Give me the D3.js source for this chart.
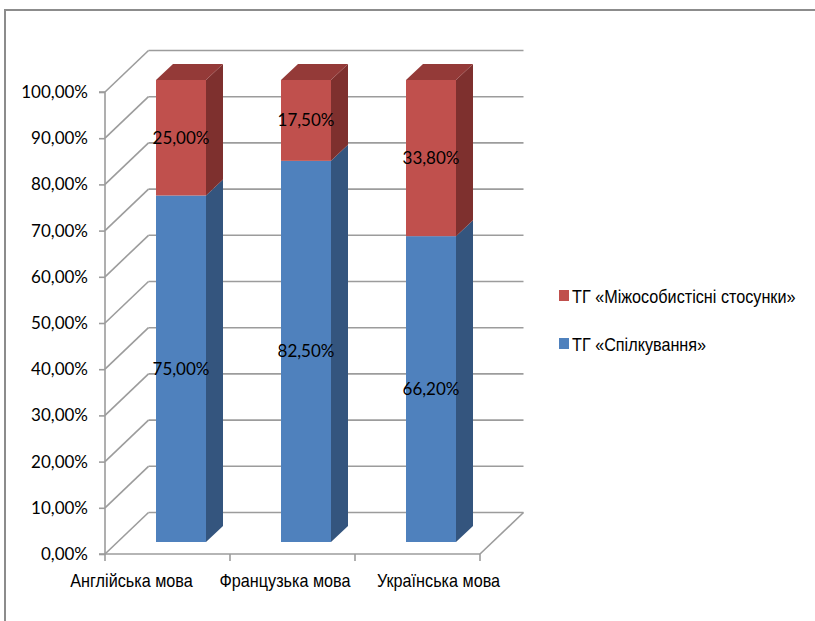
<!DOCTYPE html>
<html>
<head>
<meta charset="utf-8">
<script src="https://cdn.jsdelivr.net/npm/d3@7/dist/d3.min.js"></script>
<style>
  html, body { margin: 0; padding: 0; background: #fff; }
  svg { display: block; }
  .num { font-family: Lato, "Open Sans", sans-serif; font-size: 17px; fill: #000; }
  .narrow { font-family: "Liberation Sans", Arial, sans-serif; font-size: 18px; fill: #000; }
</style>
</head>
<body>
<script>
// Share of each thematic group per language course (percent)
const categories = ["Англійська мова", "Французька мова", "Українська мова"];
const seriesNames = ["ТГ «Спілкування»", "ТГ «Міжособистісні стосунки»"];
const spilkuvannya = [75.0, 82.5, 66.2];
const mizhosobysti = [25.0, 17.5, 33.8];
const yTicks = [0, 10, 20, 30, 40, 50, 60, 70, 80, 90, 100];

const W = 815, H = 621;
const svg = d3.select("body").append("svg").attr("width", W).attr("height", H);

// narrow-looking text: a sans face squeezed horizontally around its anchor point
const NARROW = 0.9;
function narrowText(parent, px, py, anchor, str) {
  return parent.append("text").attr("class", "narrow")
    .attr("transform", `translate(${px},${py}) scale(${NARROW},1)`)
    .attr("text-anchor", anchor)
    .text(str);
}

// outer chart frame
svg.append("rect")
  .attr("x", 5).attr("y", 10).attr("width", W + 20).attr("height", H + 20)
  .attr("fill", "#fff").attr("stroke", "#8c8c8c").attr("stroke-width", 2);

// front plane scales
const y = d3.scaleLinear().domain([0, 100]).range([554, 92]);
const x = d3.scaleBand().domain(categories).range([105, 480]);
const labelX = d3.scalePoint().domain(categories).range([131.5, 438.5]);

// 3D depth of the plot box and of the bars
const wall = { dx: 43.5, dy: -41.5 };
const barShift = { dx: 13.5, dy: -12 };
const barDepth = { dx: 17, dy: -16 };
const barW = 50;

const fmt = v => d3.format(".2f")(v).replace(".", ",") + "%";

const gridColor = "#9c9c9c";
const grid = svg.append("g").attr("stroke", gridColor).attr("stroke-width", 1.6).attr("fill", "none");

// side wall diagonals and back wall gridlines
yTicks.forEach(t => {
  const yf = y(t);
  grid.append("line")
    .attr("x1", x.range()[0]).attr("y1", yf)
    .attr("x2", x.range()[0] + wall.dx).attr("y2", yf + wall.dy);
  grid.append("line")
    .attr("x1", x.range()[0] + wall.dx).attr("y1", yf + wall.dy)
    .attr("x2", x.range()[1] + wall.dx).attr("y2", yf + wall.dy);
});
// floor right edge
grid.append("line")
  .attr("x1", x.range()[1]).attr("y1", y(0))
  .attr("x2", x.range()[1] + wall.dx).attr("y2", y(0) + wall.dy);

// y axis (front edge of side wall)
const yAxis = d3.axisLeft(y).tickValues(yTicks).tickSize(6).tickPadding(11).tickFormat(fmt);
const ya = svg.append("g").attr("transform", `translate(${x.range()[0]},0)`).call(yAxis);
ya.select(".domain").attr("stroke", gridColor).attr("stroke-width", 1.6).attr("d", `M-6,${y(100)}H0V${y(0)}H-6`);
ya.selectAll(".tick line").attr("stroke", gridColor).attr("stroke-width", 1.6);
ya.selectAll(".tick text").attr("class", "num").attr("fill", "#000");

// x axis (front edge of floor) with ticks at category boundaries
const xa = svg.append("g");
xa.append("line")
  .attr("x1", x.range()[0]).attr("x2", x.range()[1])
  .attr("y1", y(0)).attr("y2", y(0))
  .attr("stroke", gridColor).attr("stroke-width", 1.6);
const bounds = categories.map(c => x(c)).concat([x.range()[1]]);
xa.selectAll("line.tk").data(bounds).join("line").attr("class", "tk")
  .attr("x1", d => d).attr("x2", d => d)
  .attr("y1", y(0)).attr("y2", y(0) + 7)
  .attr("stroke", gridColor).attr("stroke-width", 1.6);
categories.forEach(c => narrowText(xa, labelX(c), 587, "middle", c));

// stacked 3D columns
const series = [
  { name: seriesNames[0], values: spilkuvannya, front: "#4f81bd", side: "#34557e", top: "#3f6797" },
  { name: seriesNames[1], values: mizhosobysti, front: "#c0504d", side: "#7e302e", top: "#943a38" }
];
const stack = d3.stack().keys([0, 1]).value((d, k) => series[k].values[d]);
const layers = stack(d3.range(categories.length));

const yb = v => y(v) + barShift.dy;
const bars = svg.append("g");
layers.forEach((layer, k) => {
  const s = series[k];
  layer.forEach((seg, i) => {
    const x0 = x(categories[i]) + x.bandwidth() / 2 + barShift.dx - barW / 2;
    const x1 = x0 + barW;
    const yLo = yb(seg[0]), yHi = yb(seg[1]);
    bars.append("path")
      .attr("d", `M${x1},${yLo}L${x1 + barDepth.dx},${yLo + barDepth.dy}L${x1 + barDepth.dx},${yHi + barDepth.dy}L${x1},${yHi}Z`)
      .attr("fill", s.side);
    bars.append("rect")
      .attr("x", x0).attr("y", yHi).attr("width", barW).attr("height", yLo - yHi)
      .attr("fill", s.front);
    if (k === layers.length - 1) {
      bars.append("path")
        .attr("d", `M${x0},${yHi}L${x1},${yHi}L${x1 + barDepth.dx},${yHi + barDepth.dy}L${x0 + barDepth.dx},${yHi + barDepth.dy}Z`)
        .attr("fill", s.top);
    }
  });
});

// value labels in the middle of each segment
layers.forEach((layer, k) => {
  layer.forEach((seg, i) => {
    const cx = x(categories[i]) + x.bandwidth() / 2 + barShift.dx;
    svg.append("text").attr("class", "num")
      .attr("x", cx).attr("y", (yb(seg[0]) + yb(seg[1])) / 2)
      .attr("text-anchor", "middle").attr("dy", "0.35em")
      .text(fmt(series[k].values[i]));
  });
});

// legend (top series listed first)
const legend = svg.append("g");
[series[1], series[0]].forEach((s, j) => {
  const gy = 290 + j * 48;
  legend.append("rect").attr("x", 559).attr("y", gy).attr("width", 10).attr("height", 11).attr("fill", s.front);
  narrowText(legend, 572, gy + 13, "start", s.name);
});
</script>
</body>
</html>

_EXERCISE REQUIREMENTS:_ The pictures should not be reproduced; quote all of the other material exactly.

_THE COMPLETED TASK:_
Give me the D3.js source for this chart.
<!DOCTYPE html>
<html>
<head>
<meta charset="utf-8">
<script src="https://cdn.jsdelivr.net/npm/d3@7/dist/d3.min.js"></script>
<style>
  html, body { margin: 0; padding: 0; background: #fff; }
  svg { display: block; }
  .num { font-family: Lato, "Open Sans", sans-serif; font-size: 17px; fill: #000; }
  .narrow { font-family: "Liberation Sans", Arial, sans-serif; font-size: 18px; fill: #000; }
</style>
</head>
<body>
<script>
// Share of each thematic group per language course (percent)
const categories = ["Англійська мова", "Французька мова", "Українська мова"];
const seriesNames = ["ТГ «Спілкування»", "ТГ «Міжособистісні стосунки»"];
const spilkuvannya = [75.0, 82.5, 66.2];
const mizhosobysti = [25.0, 17.5, 33.8];
const yTicks = [0, 10, 20, 30, 40, 50, 60, 70, 80, 90, 100];

const W = 815, H = 621;
const svg = d3.select("body").append("svg").attr("width", W).attr("height", H);

// narrow-looking text: a sans face squeezed horizontally around its anchor point
const NARROW = 0.9;
function narrowText(parent, px, py, anchor, str) {
  return parent.append("text").attr("class", "narrow")
    .attr("transform", `translate(${px},${py}) scale(${NARROW},1)`)
    .attr("text-anchor", anchor)
    .text(str);
}

// outer chart frame
svg.append("rect")
  .attr("x", 5).attr("y", 10).attr("width", W + 20).attr("height", H + 20)
  .attr("fill", "#fff").attr("stroke", "#8c8c8c").attr("stroke-width", 2);

// front plane scales
const y = d3.scaleLinear().domain([0, 100]).range([554, 92]);
const x = d3.scaleBand().domain(categories).range([105, 480]);
const labelX = d3.scalePoint().domain(categories).range([131.5, 438.5]);

// 3D depth of the plot box and of the bars
const wall = { dx: 43.5, dy: -41.5 };
const barShift = { dx: 13.5, dy: -12 };
const barDepth = { dx: 17, dy: -16 };
const barW = 50;

const fmt = v => d3.format(".2f")(v).replace(".", ",") + "%";

const gridColor = "#9c9c9c";
const grid = svg.append("g").attr("stroke", gridColor).attr("stroke-width", 1.6).attr("fill", "none");

// side wall diagonals and back wall gridlines
yTicks.forEach(t => {
  const yf = y(t);
  grid.append("line")
    .attr("x1", x.range()[0]).attr("y1", yf)
    .attr("x2", x.range()[0] + wall.dx).attr("y2", yf + wall.dy);
  grid.append("line")
    .attr("x1", x.range()[0] + wall.dx).attr("y1", yf + wall.dy)
    .attr("x2", x.range()[1] + wall.dx).attr("y2", yf + wall.dy);
});
// floor right edge
grid.append("line")
  .attr("x1", x.range()[1]).attr("y1", y(0))
  .attr("x2", x.range()[1] + wall.dx).attr("y2", y(0) + wall.dy);

// y axis (front edge of side wall)
const yAxis = d3.axisLeft(y).tickValues(yTicks).tickSize(6).tickPadding(11).tickFormat(fmt);
const ya = svg.append("g").attr("transform", `translate(${x.range()[0]},0)`).call(yAxis);
ya.select(".domain").attr("stroke", gridColor).attr("stroke-width", 1.6).attr("d", `M-6,${y(100)}H0V${y(0)}H-6`);
ya.selectAll(".tick line").attr("stroke", gridColor).attr("stroke-width", 1.6);
ya.selectAll(".tick text").attr("class", "num").attr("fill", "#000");

// x axis (front edge of floor) with ticks at category boundaries
const xa = svg.append("g");
xa.append("line")
  .attr("x1", x.range()[0]).attr("x2", x.range()[1])
  .attr("y1", y(0)).attr("y2", y(0))
  .attr("stroke", gridColor).attr("stroke-width", 1.6);
const bounds = categories.map(c => x(c)).concat([x.range()[1]]);
xa.selectAll("line.tk").data(bounds).join("line").attr("class", "tk")
  .attr("x1", d => d).attr("x2", d => d)
  .attr("y1", y(0)).attr("y2", y(0) + 7)
  .attr("stroke", gridColor).attr("stroke-width", 1.6);
categories.forEach(c => narrowText(xa, labelX(c), 587, "middle", c));

// stacked 3D columns
const series = [
  { name: seriesNames[0], values: spilkuvannya, front: "#4f81bd", side: "#34557e", top: "#3f6797" },
  { name: seriesNames[1], values: mizhosobysti, front: "#c0504d", side: "#7e302e", top: "#943a38" }
];
const stack = d3.stack().keys([0, 1]).value((d, k) => series[k].values[d]);
const layers = stack(d3.range(categories.length));

const yb = v => y(v) + barShift.dy;
const bars = svg.append("g");
layers.forEach((layer, k) => {
  const s = series[k];
  layer.forEach((seg, i) => {
    const x0 = x(categories[i]) + x.bandwidth() / 2 + barShift.dx - barW / 2;
    const x1 = x0 + barW;
    const yLo = yb(seg[0]), yHi = yb(seg[1]);
    bars.append("path")
      .attr("d", `M${x1},${yLo}L${x1 + barDepth.dx},${yLo + barDepth.dy}L${x1 + barDepth.dx},${yHi + barDepth.dy}L${x1},${yHi}Z`)
      .attr("fill", s.side);
    bars.append("rect")
      .attr("x", x0).attr("y", yHi).attr("width", barW).attr("height", yLo - yHi)
      .attr("fill", s.front);
    if (k === layers.length - 1) {
      bars.append("path")
        .attr("d", `M${x0},${yHi}L${x1},${yHi}L${x1 + barDepth.dx},${yHi + barDepth.dy}L${x0 + barDepth.dx},${yHi + barDepth.dy}Z`)
        .attr("fill", s.top);
    }
  });
});

// value labels in the middle of each segment
layers.forEach((layer, k) => {
  layer.forEach((seg, i) => {
    const cx = x(categories[i]) + x.bandwidth() / 2 + barShift.dx;
    svg.append("text").attr("class", "num")
      .attr("x", cx).attr("y", (yb(seg[0]) + yb(seg[1])) / 2)
      .attr("text-anchor", "middle").attr("dy", "0.35em")
      .text(fmt(series[k].values[i]));
  });
});

// legend (top series listed first)
const legend = svg.append("g");
[series[1], series[0]].forEach((s, j) => {
  const gy = 290 + j * 48;
  legend.append("rect").attr("x", 559).attr("y", gy).attr("width", 10).attr("height", 11).attr("fill", s.front);
  narrowText(legend, 572, gy + 13, "start", s.name);
});
</script>
</body>
</html>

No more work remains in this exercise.